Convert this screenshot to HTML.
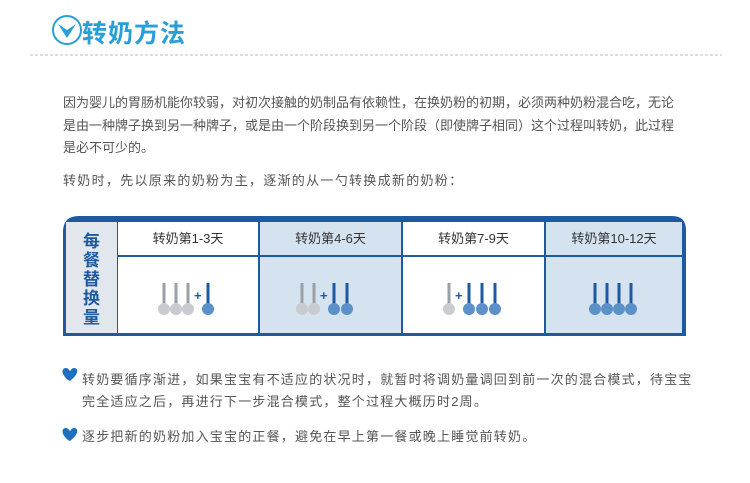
<!DOCTYPE html>
<html><head><meta charset="utf-8"><style>
body{margin:0;width:750px;height:483px;background:#fff;font-family:"Liberation Sans","Noto Sans CJK SC",sans-serif;position:relative;overflow:hidden}
.t{position:absolute;font-size:13px;color:#555;white-space:nowrap;line-height:22px}
.h{position:absolute;top:222px;height:33px;line-height:33px;text-align:center;font-size:13px;color:#333}
</style></head><body>
<svg style="position:absolute;left:0;top:0" width="750" height="483">
<circle cx="67" cy="30" r="14" fill="none" stroke="#2a9fd6" stroke-width="2"/>
<path d="M58 24 L67 38 L76 24 L67 30 Z" fill="#2a9fd6"/>
<line x1="30" y1="55" x2="722" y2="55" stroke="#bbb" stroke-dasharray="3,2"/>
<path d="M63 336 V232 Q63 216 79 216 H672 Q686 216 686 230 V336 Z" fill="#1e5aa0"/>
<rect x="66" y="222" width="51" height="111" fill="#e2e7ee"/>
<rect x="118" y="222" width="140" height="33" fill="#fff"/>
<rect x="260" y="222" width="141" height="33" fill="#d5e2f0"/>
<rect x="403" y="222" width="141" height="33" fill="#fff"/>
<rect x="546" y="222" width="136" height="33" fill="#d5e2f0"/>
<rect x="118" y="257" width="140" height="76" fill="#fff"/>
<rect x="260" y="257" width="141" height="76" fill="#d5e2f0"/>
<rect x="403" y="257" width="141" height="76" fill="#fff"/>
<rect x="546" y="257" width="136" height="76" fill="#d5e2f0"/>
<defs>
<g id="g"><rect x="-1.5" y="0" width="3" height="24" fill="#9aa0a6"/><circle cx="0" cy="26" r="6" fill="#c8ccd0"/></g>
<g id="b"><rect x="-1.5" y="0" width="3" height="24" fill="#1e5aa0"/><circle cx="0" cy="26" r="6" fill="#5b90c8"/></g>
</defs>
<g transform="translate(0,283)">
<use href="#g" x="164"/><use href="#g" x="176"/><use href="#g" x="188"/><text x="194" y="17" font-size="13" font-weight="bold" fill="#1e5aa0">+</text><use href="#b" x="208"/>
<use href="#g" x="302"/><use href="#g" x="314"/><text x="320" y="17" font-size="13" font-weight="bold" fill="#1e5aa0">+</text><use href="#b" x="334"/><use href="#b" x="347"/>
<use href="#g" x="449"/><text x="455" y="17" font-size="13" font-weight="bold" fill="#1e5aa0">+</text><use href="#b" x="469"/><use href="#b" x="482"/><use href="#b" x="495"/>
<use href="#b" x="595"/><use href="#b" x="607"/><use href="#b" x="619"/><use href="#b" x="631"/>
</g>
<path d="M68 380 C60 373 62 368 66 368 C68 368 69 370 70 371 C71 370 72 368 74 368 C78 368 80 373 70 381 Z" fill="#1e6fc0"/>
<path d="M68 440 C60 433 62 428 66 428 C68 428 69 430 70 431 C71 430 72 428 74 428 C78 428 80 433 70 441 Z" fill="#1e6fc0"/>
</svg>
<div style="position:absolute;left:82px;top:14px;font-size:25px;font-weight:bold;color:#2a9fd6;letter-spacing:1px">转奶方法</div>
<div class="t" style="left:63px;top:92px">因为婴儿的胃肠机能你较弱，对初次接触的奶制品有依赖性，在换奶粉的初期，必须两种奶粉混合吃，无论</div>
<div class="t" style="left:63px;top:115px">是由一种牌子换到另一种牌子，或是由一个阶段换到另一个阶段（即使牌子相同）这个过程叫转奶，此过程</div>
<div class="t" style="left:63px;top:137px">是必不可少的。</div>
<div class="t" style="left:63px;top:170px;letter-spacing:1.3px">转奶时，先以原来的奶粉为主，逐渐的从一勺转换成新的奶粉：</div>
<div style="position:absolute;left:66px;top:232px;width:51px;text-align:center;font-size:17px;font-weight:bold;color:#1e5aa0;line-height:19px">每<br>餐<br>替<br>换<br>量</div>
<div class="h" style="left:118px;width:140px">转奶第1-3天</div>
<div class="h" style="left:260px;width:141px">转奶第4-6天</div>
<div class="h" style="left:403px;width:141px">转奶第7-9天</div>
<div class="h" style="left:546px;width:136px">转奶第10-12天</div>
<div class="t" style="left:82px;top:369px;letter-spacing:1.2px">转奶要循序渐进，如果宝宝有不适应的状况时，就暂时将调奶量调回到前一次的混合模式，待宝宝</div>
<div class="t" style="left:82px;top:391px;letter-spacing:1.2px">完全适应之后，再进行下一步混合模式，整个过程大概历时2周。</div>
<div class="t" style="left:82px;top:426px;letter-spacing:1.2px">逐步把新的奶粉加入宝宝的正餐，避免在早上第一餐或晚上睡觉前转奶。</div>
</body></html>
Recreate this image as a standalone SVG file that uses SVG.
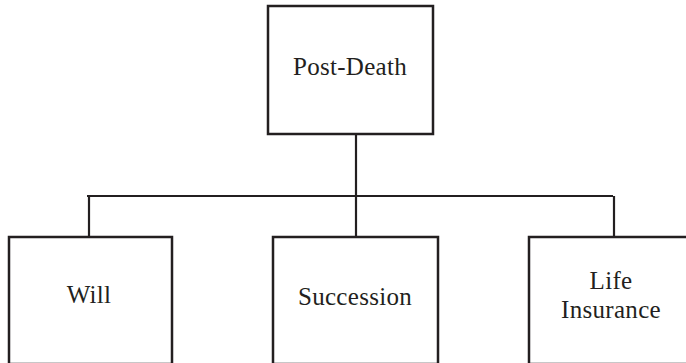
<svg xmlns="http://www.w3.org/2000/svg" width="686" height="363" viewBox="0 0 686 363">
<style>
.box{fill:#fff;stroke:#231f20;stroke-width:2.5}
.lbl{font-family:"Liberation Serif","Times New Roman",serif;font-size:25px;letter-spacing:0.3px;fill:#231f20;text-anchor:middle}
.con{stroke:#231f20;stroke-width:2.2;fill:none}
</style>
<rect width="686" height="363" fill="#fff"/>
<g id="connectors">
<line class="con" x1="356" y1="134" x2="356" y2="237"/>
<line class="con" x1="87" y1="196" x2="613" y2="196"/>
<line class="con" x1="89" y1="196" x2="89" y2="237"/>
<line class="con" x1="614" y1="196" x2="614" y2="237"/>
</g>
<g id="post-death">
<rect class="box" x="268" y="6" width="165" height="128"/>
<text class="lbl" x="350" y="75">Post-Death</text>
</g>
<g id="will">
<rect class="box" x="9" y="237" width="163" height="127"/>
<text class="lbl" x="89" y="303">Will</text>
</g>
<g id="succession">
<rect class="box" x="273" y="237" width="165" height="127"/>
<text class="lbl" x="355" y="305">Succession</text>
</g>
<g id="life-insurance">
<rect class="box" x="529" y="237" width="165" height="127"/>
<text class="lbl" x="611" y="289">Life</text>
<text class="lbl" x="611" y="318">Insurance</text>
</g>
</svg>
........
None of the pictures should appear; repeat the records exactly otherwise.

Convert this screenshot to HTML.
<!DOCTYPE html>
<html><head><meta charset="utf-8"><style>
body{margin:0;width:750px;height:483px;background:#fff;font-family:"Liberation Sans","Noto Sans CJK SC",sans-serif;position:relative;overflow:hidden}
.t{position:absolute;font-size:13px;color:#555;white-space:nowrap;line-height:22px}
.h{position:absolute;top:222px;height:33px;line-height:33px;text-align:center;font-size:13px;color:#333}
</style></head><body>
<svg style="position:absolute;left:0;top:0" width="750" height="483">
<circle cx="67" cy="30" r="14" fill="none" stroke="#2a9fd6" stroke-width="2"/>
<path d="M58 24 L67 38 L76 24 L67 30 Z" fill="#2a9fd6"/>
<line x1="30" y1="55" x2="722" y2="55" stroke="#bbb" stroke-dasharray="3,2"/>
<path d="M63 336 V232 Q63 216 79 216 H672 Q686 216 686 230 V336 Z" fill="#1e5aa0"/>
<rect x="66" y="222" width="51" height="111" fill="#e2e7ee"/>
<rect x="118" y="222" width="140" height="33" fill="#fff"/>
<rect x="260" y="222" width="141" height="33" fill="#d5e2f0"/>
<rect x="403" y="222" width="141" height="33" fill="#fff"/>
<rect x="546" y="222" width="136" height="33" fill="#d5e2f0"/>
<rect x="118" y="257" width="140" height="76" fill="#fff"/>
<rect x="260" y="257" width="141" height="76" fill="#d5e2f0"/>
<rect x="403" y="257" width="141" height="76" fill="#fff"/>
<rect x="546" y="257" width="136" height="76" fill="#d5e2f0"/>
<defs>
<g id="g"><rect x="-1.5" y="0" width="3" height="24" fill="#9aa0a6"/><circle cx="0" cy="26" r="6" fill="#c8ccd0"/></g>
<g id="b"><rect x="-1.5" y="0" width="3" height="24" fill="#1e5aa0"/><circle cx="0" cy="26" r="6" fill="#5b90c8"/></g>
</defs>
<g transform="translate(0,283)">
<use href="#g" x="164"/><use href="#g" x="176"/><use href="#g" x="188"/><text x="194" y="17" font-size="13" font-weight="bold" fill="#1e5aa0">+</text><use href="#b" x="208"/>
<use href="#g" x="302"/><use href="#g" x="314"/><text x="320" y="17" font-size="13" font-weight="bold" fill="#1e5aa0">+</text><use href="#b" x="334"/><use href="#b" x="347"/>
<use href="#g" x="449"/><text x="455" y="17" font-size="13" font-weight="bold" fill="#1e5aa0">+</text><use href="#b" x="469"/><use href="#b" x="482"/><use href="#b" x="495"/>
<use href="#b" x="595"/><use href="#b" x="607"/><use href="#b" x="619"/><use href="#b" x="631"/>
</g>
<path d="M68 380 C60 373 62 368 66 368 C68 368 69 370 70 371 C71 370 72 368 74 368 C78 368 80 373 70 381 Z" fill="#1e6fc0"/>
<path d="M68 440 C60 433 62 428 66 428 C68 428 69 430 70 431 C71 430 72 428 74 428 C78 428 80 433 70 441 Z" fill="#1e6fc0"/>
</svg>
<div style="position:absolute;left:82px;top:14px;font-size:25px;font-weight:bold;color:#2a9fd6;letter-spacing:1px">转奶方法</div>
<div class="t" style="left:63px;top:92px">因为婴儿的胃肠机能你较弱，对初次接触的奶制品有依赖性，在换奶粉的初期，必须两种奶粉混合吃，无论</div>
<div class="t" style="left:63px;top:115px">是由一种牌子换到另一种牌子，或是由一个阶段换到另一个阶段（即使牌子相同）这个过程叫转奶，此过程</div>
<div class="t" style="left:63px;top:137px">是必不可少的。</div>
<div class="t" style="left:63px;top:170px;letter-spacing:1.3px">转奶时，先以原来的奶粉为主，逐渐的从一勺转换成新的奶粉：</div>
<div style="position:absolute;left:66px;top:232px;width:51px;text-align:center;font-size:17px;font-weight:bold;color:#1e5aa0;line-height:19px">每<br>餐<br>替<br>换<br>量</div>
<div class="h" style="left:118px;width:140px">转奶第1-3天</div>
<div class="h" style="left:260px;width:141px">转奶第4-6天</div>
<div class="h" style="left:403px;width:141px">转奶第7-9天</div>
<div class="h" style="left:546px;width:136px">转奶第10-12天</div>
<div class="t" style="left:82px;top:369px;letter-spacing:1.2px">转奶要循序渐进，如果宝宝有不适应的状况时，就暂时将调奶量调回到前一次的混合模式，待宝宝</div>
<div class="t" style="left:82px;top:391px;letter-spacing:1.2px">完全适应之后，再进行下一步混合模式，整个过程大概历时2周。</div>
<div class="t" style="left:82px;top:426px;letter-spacing:1.2px">逐步把新的奶粉加入宝宝的正餐，避免在早上第一餐或晚上睡觉前转奶。</div>
</body></html>
Recreate this image as a standalone SVG file that uses SVG.
<svg xmlns="http://www.w3.org/2000/svg" width="686" height="363" viewBox="0 0 686 363">
<style>
.box{fill:#fff;stroke:#231f20;stroke-width:2.5}
.lbl{font-family:"Liberation Serif","Times New Roman",serif;font-size:25px;letter-spacing:0.3px;fill:#231f20;text-anchor:middle}
.con{stroke:#231f20;stroke-width:2.2;fill:none}
</style>
<rect width="686" height="363" fill="#fff"/>
<g id="connectors">
<line class="con" x1="356" y1="134" x2="356" y2="237"/>
<line class="con" x1="87" y1="196" x2="613" y2="196"/>
<line class="con" x1="89" y1="196" x2="89" y2="237"/>
<line class="con" x1="614" y1="196" x2="614" y2="237"/>
</g>
<g id="post-death">
<rect class="box" x="268" y="6" width="165" height="128"/>
<text class="lbl" x="350" y="75">Post-Death</text>
</g>
<g id="will">
<rect class="box" x="9" y="237" width="163" height="127"/>
<text class="lbl" x="89" y="303">Will</text>
</g>
<g id="succession">
<rect class="box" x="273" y="237" width="165" height="127"/>
<text class="lbl" x="355" y="305">Succession</text>
</g>
<g id="life-insurance">
<rect class="box" x="529" y="237" width="165" height="127"/>
<text class="lbl" x="611" y="289">Life</text>
<text class="lbl" x="611" y="318">Insurance</text>
</g>
</svg>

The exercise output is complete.